Equipment manufacturers and suppliers are invited to submit their eligible products to the new categories through the scheme’s online process. Full details of the submission process are available through www.seai.ie/aca. Submissions are accepted on an ongoing basis with the list updated periodically throughout the year.
Wide Range of Incentives
This expansion of the categories will enable the scheme to provide a wider range of incentives and cost saving opportunities to companies across the majority of energy using equipment in virtually all business sectors. All companies liable for corporation tax will benefit from the ACA as it will reduce tax liabilities, increase cash flow and reduce energy costs in a sustained and ongoing manner.

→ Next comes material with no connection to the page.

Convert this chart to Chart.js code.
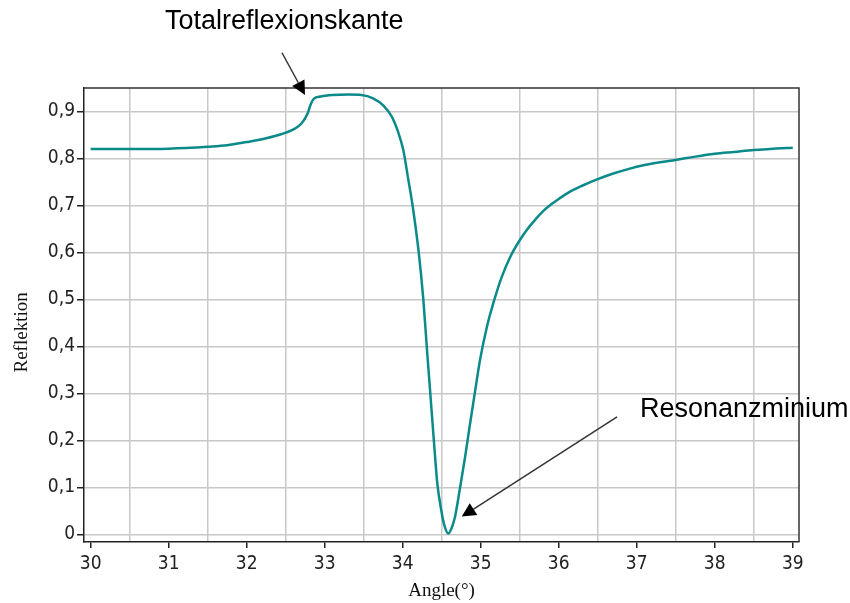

“The Accelerated Capital Allowance Scheme acts as an important incentive to companies to invest in energy efficient equipment and we welcome the extension of the Scheme,” points out Brian Motherway, chief operations officer, SEAI. “We have seen an upturn in interest around energy efficient equipment since the ACA’s introduction in 2008. The growing awareness of companies looking at the lists of energy efficient equipment is both an acknowledgement of the success of the ACA to date and the genuine shift in business moving towards more energy efficient practices and investment.”
The ACA tax incentive highlights the savings available by buying best-in-class equipment. For example, a company investing in data servers can reduce annual running costs by 20% by choosing the most efficient model, compared to the average model. The investment pays for itself fully in two years and delivers substantial savings over its lifetime.
In order to be included on the ACA eligible list, products must meet stringent efficiency criteria. This provides a strong assurance to users of the Scheme that, as well as purchasing equipment in a tax efficient and cost effective manner, the equipment being purchased is amongst the most energy efficient equipment available. Thus the ACA scheme, as well as being an attractive tax incentive, provides an innovative energy efficiency benchmark to the industry at large.